**Objective**. Where the string "that" occurs in the material below, report the whole line.

****

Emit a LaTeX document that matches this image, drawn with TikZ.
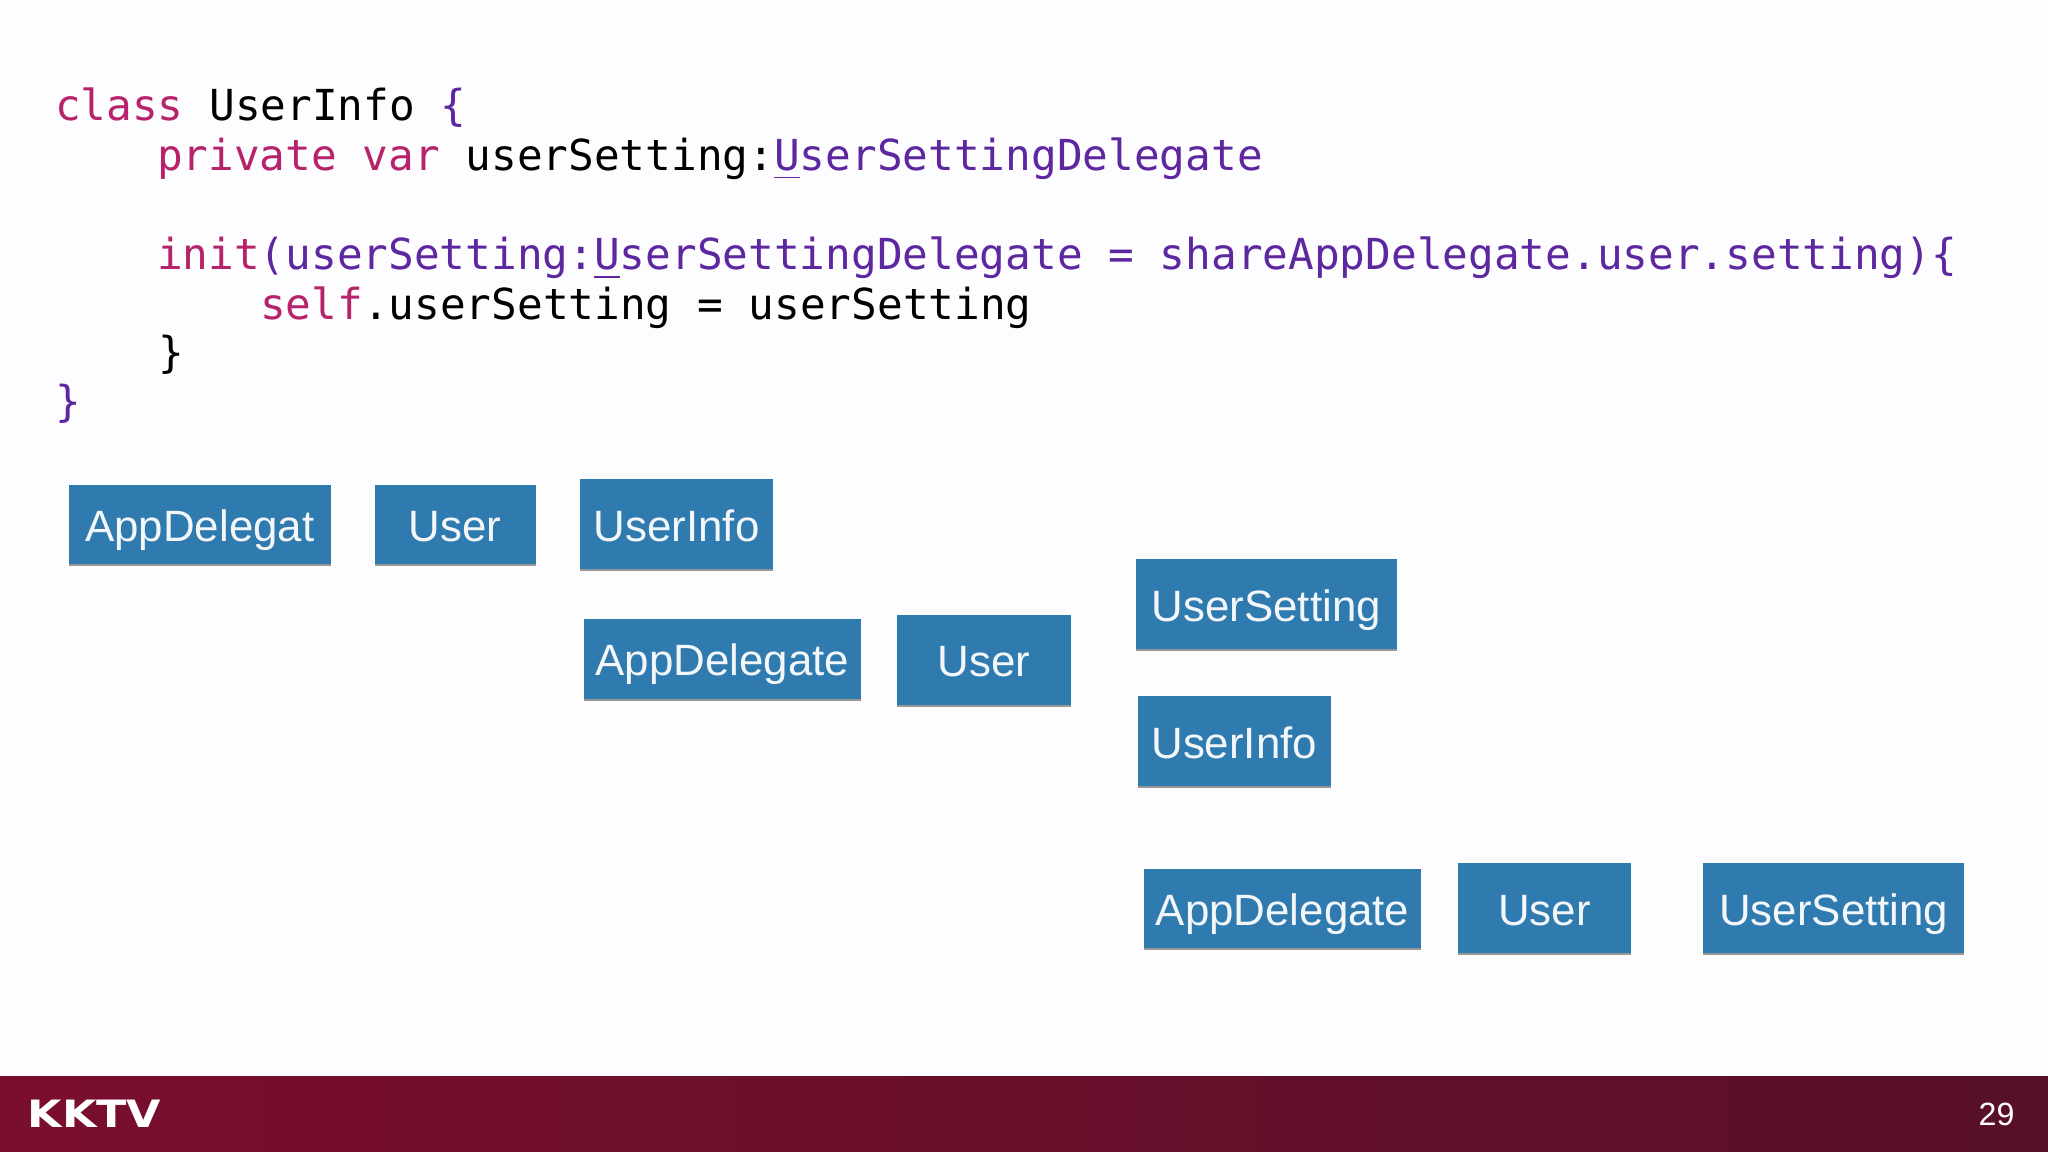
\documentclass[tikz,border=0pt]{standalone}
\usepackage{fontspec}
\usepackage{xcolor}
\setmainfont{Liberation Sans}
\setmonofont{DejaVu Sans Mono}
\newfontfamily\logofont[FakeStretch=1.18]{DejaVu Sans}
\usetikzlibrary{shadows}
\definecolor{pagebg}{HTML}{FDFCFE}
\definecolor{tileblue}{HTML}{2F7AAE}
\definecolor{barleft}{HTML}{7A0E2D}
\definecolor{barright}{HTML}{571027}
\definecolor{keyword}{HTML}{B6236B}
\definecolor{typename}{HTML}{5C279F}
\tikzset{
  codeline/.style={anchor=base west, inner sep=0, font=\ttfamily\fontsize{9.3}{11}\selectfont},
  tile/.style={fill=tileblue, text=white!94!tileblue, inner sep=0, minimum height=.61cm,
    text height=.35cm, text depth=.09cm,
    font=\fontsize{9.55}{11}\selectfont,
    drop shadow={shadow xshift=0pt, shadow yshift=-.4pt, opacity=.4, fill=black}},
  tall/.style={tile, minimum height=.69cm}
}
\newcommand{\kw}[1]{\textcolor{keyword}{#1}}
\newcommand{\ty}[1]{\textcolor{typename}{#1}}
\begin{document}
\begin{tikzpicture}[x=.01cm, y=-.01cm]
\useasboundingbox (0,0) rectangle (1568,882);
\fill[pagebg] (0,0) rectangle (1568,882);
\shade[left color=barleft, right color=barright] (0,824) rectangle (1568,882);
% code
\node[codeline] (line1) at (41.5,92.5) {\kw{class} UserInfo \ty{\{}};
\node[codeline] (line2) at (119.5,130.5) {\kw{private var} userSetting:\ty{\underline{U}serSettingDelegate}};
\node[codeline] (line3) at (119.5,206.5) {\kw{init}\ty{(userSetting:\underline{U}serSettingDelegate = shareAppDelegate.user.setting)\{}};
\node[codeline] (line4) at (198.5,244.5) {\kw{self}.userSetting = userSetting};
\node[codeline] (line5) at (120.5,281) {\}};
\node[codeline] (line6) at (41.5,319) {\ty{\}}};
% first row
\node[tile, minimum width=2cm] (app1) at (153,401.5) {AppDelegat};
\node[tile, minimum width=1.23cm] (user1) at (348.5,401.5) {User};
\node[tall, minimum width=1.48cm] (info1) at (518,401.5) {UserInfo};
% second row
\node[tile, minimum width=2.12cm] (app2) at (553,504.5) {AppDelegate};
\node[tall, minimum width=1.33cm] (user2) at (753.5,505) {User};
\node[tall, minimum width=2cm] (setting1) at (969.5,462.5) {UserSetting};
\node[tall, minimum width=1.48cm] (info2) at (945,567.5) {UserInfo};
% third row
\node[tile, minimum width=2.12cm] (app3) at (982,695.5) {AppDelegate};
\node[tall, minimum width=1.33cm] (user3) at (1182.5,695.5) {User};
\node[tall, minimum width=2cm] (setting2) at (1404,695.5) {UserSetting};
% footer
\node[anchor=base west, inner sep=0, text=white, font=\logofont\bfseries\fontsize{8.2}{10}\selectfont] (logo) at (20.5,863) {KKTV};
\node[anchor=base east, inner sep=0, text=white, font=\fontsize{7}{8}\selectfont] (page) at (1543,861.5) {29};
\end{tikzpicture}
\end{document}
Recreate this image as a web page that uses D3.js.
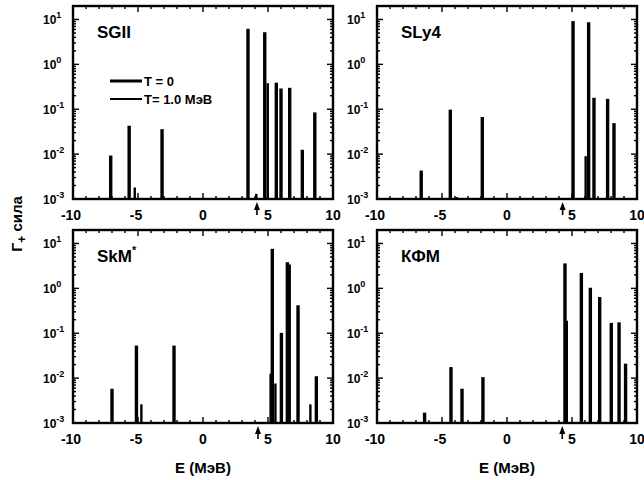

****

**Response to this exercise**.
Emit a LaTeX document that matches this image, drawn with TikZ.
Recreate this image as a web page that uses D3.js.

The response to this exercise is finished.